Pierre Falcone revient comme il veut, quand il veut…

Vendredi 5 octobre 2007

Pierre Falcone revient comme il veut, quand il veut

La justice a levé hier les deux mandats d’arrêt qui visaient l’homme d’affaires.

Par Renaud Lecadre

QUOTIDIEN : jeudi 4 octobre 2007

La justice française, c’est parfois simple comme un coup de fil. Pierre Falcone, homme d’affaires, poursuivi dans deux scandales politico-financiers, a obtenu hier la levée des mandats d’arrêt internationaux pesant sur lui. Mis en examen dans deux dossiers instruits à Paris et visant les réseaux Pasqua (Sofremi et Angolagate), il avait pris la fuite à l’étranger fin 2001, après un an de détention préventive. Protégé par un passeport diplomatique de l’Angola auprès de l’Unesco (de pure complaisance, le siège de l’Unesco étant à Paris), Falcone était de fait « inarrêtable ».

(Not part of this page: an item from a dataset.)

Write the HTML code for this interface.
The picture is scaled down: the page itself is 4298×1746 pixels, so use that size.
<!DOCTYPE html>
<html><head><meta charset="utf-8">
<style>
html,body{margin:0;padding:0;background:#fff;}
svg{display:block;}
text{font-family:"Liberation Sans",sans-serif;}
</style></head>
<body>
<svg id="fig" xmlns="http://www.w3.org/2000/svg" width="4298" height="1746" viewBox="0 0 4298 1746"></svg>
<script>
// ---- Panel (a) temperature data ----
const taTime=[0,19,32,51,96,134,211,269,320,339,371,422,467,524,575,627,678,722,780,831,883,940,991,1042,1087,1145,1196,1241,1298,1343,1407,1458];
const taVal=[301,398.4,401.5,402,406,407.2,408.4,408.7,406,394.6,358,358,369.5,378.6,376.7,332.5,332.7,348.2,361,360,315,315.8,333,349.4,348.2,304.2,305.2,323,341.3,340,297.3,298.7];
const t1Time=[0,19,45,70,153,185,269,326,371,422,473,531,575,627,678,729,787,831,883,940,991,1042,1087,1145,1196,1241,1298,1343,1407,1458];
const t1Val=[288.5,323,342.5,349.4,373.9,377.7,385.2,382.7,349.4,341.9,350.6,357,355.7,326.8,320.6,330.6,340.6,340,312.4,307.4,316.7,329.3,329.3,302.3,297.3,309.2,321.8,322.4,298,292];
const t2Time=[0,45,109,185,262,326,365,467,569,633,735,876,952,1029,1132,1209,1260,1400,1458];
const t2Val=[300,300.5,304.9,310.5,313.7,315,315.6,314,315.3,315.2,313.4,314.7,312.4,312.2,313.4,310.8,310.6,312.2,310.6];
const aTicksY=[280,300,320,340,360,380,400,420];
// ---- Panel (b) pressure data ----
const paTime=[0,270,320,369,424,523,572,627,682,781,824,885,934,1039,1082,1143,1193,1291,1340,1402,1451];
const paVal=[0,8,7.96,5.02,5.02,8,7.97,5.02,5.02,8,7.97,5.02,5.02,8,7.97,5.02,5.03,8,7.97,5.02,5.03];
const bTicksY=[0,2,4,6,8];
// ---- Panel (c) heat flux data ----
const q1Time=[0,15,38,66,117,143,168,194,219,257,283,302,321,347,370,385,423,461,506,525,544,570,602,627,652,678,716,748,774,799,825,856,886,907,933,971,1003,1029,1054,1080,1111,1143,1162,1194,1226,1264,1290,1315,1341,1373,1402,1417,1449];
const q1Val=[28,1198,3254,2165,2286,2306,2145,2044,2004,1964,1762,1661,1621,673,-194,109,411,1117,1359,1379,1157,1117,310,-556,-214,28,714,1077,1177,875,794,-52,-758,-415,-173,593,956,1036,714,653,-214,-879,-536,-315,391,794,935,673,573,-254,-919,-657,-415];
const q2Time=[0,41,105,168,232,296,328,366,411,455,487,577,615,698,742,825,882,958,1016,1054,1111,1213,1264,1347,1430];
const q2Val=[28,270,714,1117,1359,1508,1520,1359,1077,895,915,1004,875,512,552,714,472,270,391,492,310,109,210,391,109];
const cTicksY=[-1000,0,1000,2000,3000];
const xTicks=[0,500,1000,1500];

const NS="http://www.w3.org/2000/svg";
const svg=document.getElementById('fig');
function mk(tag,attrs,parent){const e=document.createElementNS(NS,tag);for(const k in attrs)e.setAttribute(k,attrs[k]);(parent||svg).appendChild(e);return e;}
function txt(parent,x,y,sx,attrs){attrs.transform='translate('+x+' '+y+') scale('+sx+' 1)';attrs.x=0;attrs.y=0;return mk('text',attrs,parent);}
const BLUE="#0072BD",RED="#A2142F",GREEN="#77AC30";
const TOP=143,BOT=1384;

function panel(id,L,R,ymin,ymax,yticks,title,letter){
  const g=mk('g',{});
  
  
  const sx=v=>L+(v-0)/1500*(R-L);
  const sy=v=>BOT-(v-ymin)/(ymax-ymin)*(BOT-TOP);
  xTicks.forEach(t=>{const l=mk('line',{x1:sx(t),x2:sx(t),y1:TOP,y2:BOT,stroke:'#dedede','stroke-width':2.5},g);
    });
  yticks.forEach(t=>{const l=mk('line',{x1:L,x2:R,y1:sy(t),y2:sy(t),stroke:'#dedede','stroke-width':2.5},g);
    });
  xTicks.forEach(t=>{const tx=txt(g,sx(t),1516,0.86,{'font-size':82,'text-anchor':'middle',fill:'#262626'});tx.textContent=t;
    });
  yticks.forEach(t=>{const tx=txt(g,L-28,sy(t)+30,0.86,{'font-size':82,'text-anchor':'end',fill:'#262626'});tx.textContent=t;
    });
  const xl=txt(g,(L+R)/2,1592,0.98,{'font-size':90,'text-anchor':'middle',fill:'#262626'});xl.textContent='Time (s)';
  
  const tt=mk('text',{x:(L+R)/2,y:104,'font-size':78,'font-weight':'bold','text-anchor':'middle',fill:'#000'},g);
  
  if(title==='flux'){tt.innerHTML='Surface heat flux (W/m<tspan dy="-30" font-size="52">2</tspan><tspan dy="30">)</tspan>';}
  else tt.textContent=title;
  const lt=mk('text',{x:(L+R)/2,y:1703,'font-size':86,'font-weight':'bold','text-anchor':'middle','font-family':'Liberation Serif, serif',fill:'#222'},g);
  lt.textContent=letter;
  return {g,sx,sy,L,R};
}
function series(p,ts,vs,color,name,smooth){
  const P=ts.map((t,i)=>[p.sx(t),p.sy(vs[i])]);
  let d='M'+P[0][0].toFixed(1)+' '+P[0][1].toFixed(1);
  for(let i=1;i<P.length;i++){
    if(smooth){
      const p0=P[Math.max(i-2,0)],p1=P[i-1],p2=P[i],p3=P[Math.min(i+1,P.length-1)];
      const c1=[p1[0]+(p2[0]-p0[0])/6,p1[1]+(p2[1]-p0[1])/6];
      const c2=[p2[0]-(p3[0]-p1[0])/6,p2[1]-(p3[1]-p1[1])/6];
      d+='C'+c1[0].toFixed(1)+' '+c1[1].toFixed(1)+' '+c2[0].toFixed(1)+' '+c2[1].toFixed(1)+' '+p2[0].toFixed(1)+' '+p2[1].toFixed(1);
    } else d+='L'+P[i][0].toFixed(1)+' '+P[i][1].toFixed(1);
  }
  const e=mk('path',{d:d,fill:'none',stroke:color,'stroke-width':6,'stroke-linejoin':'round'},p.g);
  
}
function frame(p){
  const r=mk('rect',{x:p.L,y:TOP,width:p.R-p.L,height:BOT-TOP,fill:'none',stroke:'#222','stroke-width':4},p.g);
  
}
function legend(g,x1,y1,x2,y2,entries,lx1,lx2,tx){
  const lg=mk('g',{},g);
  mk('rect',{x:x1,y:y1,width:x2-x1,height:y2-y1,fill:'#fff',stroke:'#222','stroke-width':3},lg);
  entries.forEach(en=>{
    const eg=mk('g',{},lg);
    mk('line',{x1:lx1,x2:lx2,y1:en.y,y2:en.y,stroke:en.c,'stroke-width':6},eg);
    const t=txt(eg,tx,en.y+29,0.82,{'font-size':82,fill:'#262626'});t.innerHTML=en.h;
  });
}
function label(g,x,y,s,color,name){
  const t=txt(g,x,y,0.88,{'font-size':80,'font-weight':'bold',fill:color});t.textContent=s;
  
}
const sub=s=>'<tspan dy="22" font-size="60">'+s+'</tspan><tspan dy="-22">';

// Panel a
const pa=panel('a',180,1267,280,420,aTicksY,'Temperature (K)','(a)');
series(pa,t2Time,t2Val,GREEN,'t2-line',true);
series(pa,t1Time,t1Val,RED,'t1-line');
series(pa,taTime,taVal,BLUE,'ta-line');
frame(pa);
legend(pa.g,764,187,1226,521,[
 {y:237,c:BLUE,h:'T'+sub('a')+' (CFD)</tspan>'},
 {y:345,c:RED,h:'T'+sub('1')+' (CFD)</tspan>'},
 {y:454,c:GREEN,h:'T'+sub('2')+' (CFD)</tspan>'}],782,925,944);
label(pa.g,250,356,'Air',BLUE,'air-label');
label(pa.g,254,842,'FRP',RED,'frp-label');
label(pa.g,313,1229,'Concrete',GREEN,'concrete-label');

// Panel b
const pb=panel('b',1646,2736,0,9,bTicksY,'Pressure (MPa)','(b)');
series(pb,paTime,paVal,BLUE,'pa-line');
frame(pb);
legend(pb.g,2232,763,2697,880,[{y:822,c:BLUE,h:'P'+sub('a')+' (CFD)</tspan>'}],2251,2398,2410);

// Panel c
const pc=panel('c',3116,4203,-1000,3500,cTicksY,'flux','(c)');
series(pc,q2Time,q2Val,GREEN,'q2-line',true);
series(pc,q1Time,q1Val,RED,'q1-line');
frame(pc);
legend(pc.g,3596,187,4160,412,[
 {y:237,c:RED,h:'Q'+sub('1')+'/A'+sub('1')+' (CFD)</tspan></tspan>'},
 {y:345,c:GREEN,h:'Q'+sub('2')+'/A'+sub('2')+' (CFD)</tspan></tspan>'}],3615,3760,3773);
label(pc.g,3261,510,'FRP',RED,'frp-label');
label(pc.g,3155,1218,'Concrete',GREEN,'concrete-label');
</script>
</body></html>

Galaxie. A l’approche du procès Sofremi (société d’exportation du ministère de l’Intérieur ayant multiplié les commissions occultes au profit de la galaxie Pasqua), prévu lundi ( Libération d’hier), Falcone avait envoyé quelques signaux : d’accord pour comparaître en correctionnelle, mais pas menottes aux poignets.

Dans un Etat de droit, il n’est pas d’usage de négocier à l’avance une décision judiciaire, seul un tribunal pouvant ordonner la levée de son mandat d’arrêt. « Mais on peut toujours demander au parquet quelles seront ses réquisitions », souligne un magistrat. L’avis du parquet n’étant que facultatif, le cas Falcone était censé relever de l’appréciation souveraine de juges du siège. Hier, dans la matinée le tribunal correctionnel a d’abord levé son mandat d’arrêt dans l’affaire Sofremi, moyennant une caution de 300 000 euros.

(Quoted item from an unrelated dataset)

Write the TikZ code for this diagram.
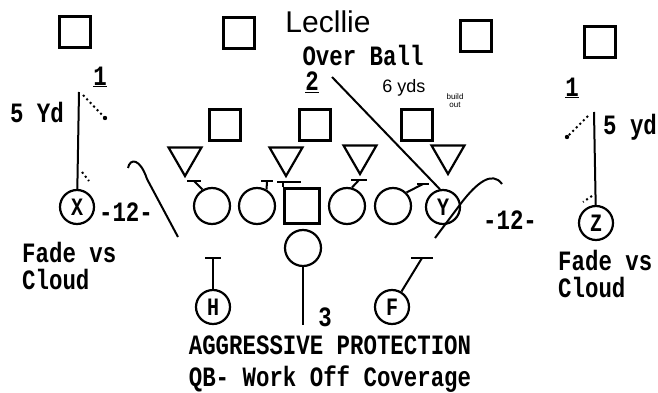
\documentclass[tikz,border=0pt]{standalone}
\usepackage{fontspec}
\usetikzlibrary{arrows.meta, positioning, calc, shapes}
\newfontfamily\typed[FakeStretch=0.8]{Liberation Mono}
\newfontfamily\hand{Liberation Sans}

\begin{document}
\begin{tikzpicture}[x=1pt, y=-1pt,
  defsq/.style={draw, line width=2.2pt, minimum size=31pt, inner sep=0pt},
  dline/.style={draw, line width=2.2pt, regular polygon, regular polygon sides=3, shape border rotate=180, minimum size=38pt, inner sep=0pt},
  oline/.style={draw, circle, line width=2.2pt, minimum size=36pt, inner sep=0pt},
  back/.style={draw, circle, line width=2.2pt, minimum size=34pt, inner sep=0pt, font=\typed\bfseries\fontsize{25}{25}\selectfont},
  lbl/.style={font=\typed\bfseries\fontsize{28}{27}\selectfont, inner sep=0pt},
  route/.style={line width=2pt},
  fade/.style={route, dash pattern=on 2pt off 3pt}]
  \useasboundingbox[fill=white] (0,0) rectangle (658,393);

  % secondary and linebackers
  \node[defsq] (db1) at (75,32) {};
  \node[defsq] (db2) at (239,33) {};
  \node[defsq] (db3) at (476,36) {};
  \node[defsq] (db4) at (600,42) {};
  \node[defsq] (lb1) at (225,125) {};
  \node[defsq] (lb2) at (315,125) {};
  \node[defsq] (lb3) at (417,125) {};

  % front four
  \node[dline] (dl1) at (185,157) {};
  \node[dline] (dl2) at (286,157) {};
  \node[dline] (dl3) at (360,155) {};
  \node[dline] (dl4) at (448,155) {};

  % offense
  \node[oline] (ol1) at (212,206) {};
  \node[oline] (ol2) at (257,206) {};
  \node[defsq, minimum size=35pt] (ctr) at (302,206) {};
  \node[oline] (ol3) at (347,206) {};
  \node[oline] (ol4) at (393,206) {};
  \node[back] (y) at (443,207) {Y};
  \node[back] (x) at (77,207) {X};
  \node[back] (z) at (596,223) {Z};
  \node[oline] (qb) at (303,248) {};
  \node[back] (h) at (213,307) {H};
  \node[back] (f) at (392,307) {F};

  % blocks
  \coordinate (b1) at (194,181);
  \coordinate (b2) at (267,181);
  \coordinate (bc) at (289,182);
  \coordinate (b3) at (359,180);
  \coordinate (b4) at (423,184);
  \coordinate (bh) at (213,258);
  \coordinate (bf) at (422,258);
  \draw[route] (ol1.120) -- (b1);
  \draw[route] (ol2.60) -- (b2);
  \draw[route] (ctr.north west) -- (ctr.north west |- bc);
  \draw[route] (ol3.75) -- (b3);
  \draw[route] (ol4.45) -- (b4);
  \draw[route] (h) -- (bh);
  \draw[route] (f) -- (bf);
  \foreach \b/\w in {b1/7, b2/6, bc/12, b3/8, b4/6, bh/8, bf/11}
    \draw[route] ([xshift=-\w pt]\b) -- ([xshift=\w pt]\b);

  % qb drop
  \coordinate (qbend) at (303,325);
  \draw[route] (qb) -- (qbend);

  % wide outs
  \coordinate (xtop) at (79,92);
  \coordinate (xd) at (105,118);
  \draw[route] (x) -- (xtop);
  \draw[fade] ($(xtop)+(4,3)$) -- (xd);
  \fill (xd) circle (2.2pt);
  \draw[fade] (82,172) -- (89,181);
  \coordinate (ztop) at (594,112);
  \coordinate (zd) at (567,137);
  \draw[route] (z) -- (ztop);
  \draw[fade] ($(ztop)+(-6,4)$) -- (zd);
  \fill (zd) circle (2.2pt);
  \draw[fade] (592,196) -- (583,202);

  % cloud curves
  \coordinate (cl0) at (128,168);
  \coordinate (cl1) at (147,179);
  \coordinate (cl2) at (178,237);
  \draw[route] (cl0) .. controls (130,158) and (140,158) .. (cl1) -- (cl2);
  \coordinate (cr0) at (435,238);
  \coordinate (cr1) at (462,202);
  \coordinate (cr2) at (502,184);
  \draw[route] (cr0) -- (cr1) .. controls (476,184) and (492,170) .. (cr2);

  % over ball
  \node[lbl] (two) at (312,82) {\underline{2}};
  \coordinate (twostart) at (332,77);
  \draw[route] (twostart) -- (y.100);

  % labels
  \node[lbl] (one1) at (100,77) {\underline{1}};
  \node[lbl] (yd1) at (37,112) {5 Yd};
  \node[lbl] (one2) at (572,88) {\underline{1}};
  \node[lbl] (yd2) at (630,127) {5 yd};
  \node[lbl] (over) at (363,55) {Over Ball};
  \node[lbl] (n3) at (325,317) {3};
  \node[lbl] (twl) at (126,212) {-12-};
  \node[lbl] (twr) at (510,220) {-12-};
  \node[lbl, align=left, anchor=west] (fadel) at (22,266) {Fade vs\\Cloud};
  \node[lbl, align=left, anchor=west] (fader) at (558,274) {Fade vs\\Cloud};
  \node[lbl, align=center, font=\typed\bfseries\fontsize{28}{32}\selectfont] (title) at (330,364) {AGGRESSIVE PROTECTION\\QB- Work Off Coverage};

  % handwritten notes
  \node[font=\hand\fontsize{30}{30}\selectfont] (lecllie) at (328,22) {Lecllie};
  \node[font=\hand\fontsize{18}{18}\selectfont] (yds) at (404,88) {6 yds};
  \node[font=\hand\fontsize{8}{8}\selectfont, align=center] (build) at (455,101) {build\\out};
\end{tikzpicture}
\end{document}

Le procès au fond étant imminent, pourquoi pas : tout citoyen a droit à un procès équitable, le parquet faisant assaut de civilité en estimant que l’équité commande que Falcone puisse comparaître libre. Croyant sauver l’honneur, il s’est contenté « d’émettre les doutes les plus sérieux sur les déclarations d’intention de monsieur Falcone », qui n’était évidemment pas présent hier à l’audience. Il faut donc croire sur parole ses avocats - « il a recruté la moitié du barreau », ironise un confrère - qui font miroiter sa présence effective, lundi au procès Sofremi.

Justice bananière. Car Falcone exigeait une autre garantie. C’est la deuxième couche, le tribunal correctionnel levant l’après-midi l’autre mandat d’arrêt dans l’affaire Angolagate. Pour le coup, on nage en pleine justice bananière. Ce procès-là n’est pas prévu avant fin 2008, le président du tribunal n’est pas encore formellement désigné, plusieurs avocats au dossier (représentant la cinquantaine de prévenus et parties civiles) n’ayant même pas reçu l’ordonnance de renvoi en correctionnelle. Ce tribunal a pourtant siégé pour, comme à la parade, annuler le second mandat d’arrêt.

Seule explication rationnelle : la raison d’Etat. Nicolas Sarkozy doit s’envoler pour l’Angola début 2008. La semaine dernière à l’ONU, il célébrait la fin des « mauvaises relations entre la France et l’Angola » avec son homologue Dos Santos. Lequel n’avait qu’une seule exigence : que la justice française arrête de chercher des poux à son « ambassadeur » de luxe.